Tragically, their youngest child Maria Livingston de Peyster died just after her fifth birthday in 1857. Her father recorded in his Bible that “She was a precious child, a peace-maker, the light of our household, the apple of her parents’ eyes,” reports Allaben. The de Peysters also were predeceased by their oldest daughter, Estelle Elizabeth de Peyster Toler, who passed away in 1889, with her husband James Boorman Toler dying days later, both of pneumonia.
The only child who outlived Estelle was her son Johnston, who died in 1903. Their father, the general, outlived them all, except four grandchildren: his grandson John Watts de Peyster Toler who died in 1911. Upon Gen. John Watts de Peyster’s death in 1907, he left the majority of his estate to his granddaughters Esther Estelle de Peyster Hosmer, Mary Justina de Peyster Martin, and Carola Anna de Peyster Kipp. Ironically, the inheritors were the daughters of Johnston, his estranged son, who predeceased him.
The breach between father and son occurred after many disagreements, but the abusive treatment his mother Estelle received by her husband was a major one. Johnston advocated for his mother when she decided to separate from Gen. John Watts de Peyster. Johnston had witnessed his father’s aggressive nature in an incident at his father’s home in New York City, and Johnston, too, was physically assaulted by his father when attempting to intervene, as attested by a physician attending the ill Estelle.

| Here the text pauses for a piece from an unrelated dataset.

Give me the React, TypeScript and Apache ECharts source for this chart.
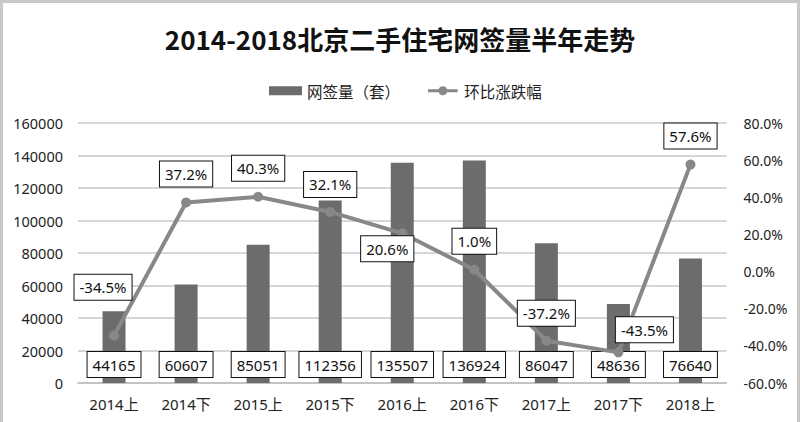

As part of the subsequent legal separation agreement, it was determined that Estelle would be reimbursed for Rose Hill, the family’s Tivoli estate that was described as “one of the loveliest villas on the Hudson” in Estelle’s 1898 obituary printed in The Semi-Weekly New Era of Lancaster, PA. Estelle received a settlement when she moved from Rose Hill because the money used to construct the estate came from her inheritance. Initially, after the split, Estelle moved to her brother Louis Livingston’s home, The Pynes, which their father had left to Louis. Eventually, she moved into her son Johnston’s home; she passed away in 1898, with Johnston her only child to survive her.
Due to the estrangement with her husband, Estelle was laid to rest in the vault of her brother Johnston Livingston. Three years later, her son Johnston would be laid to rest there as well. General John Watts de Peyster was interred in the de Peyster family vault in the same cemetery.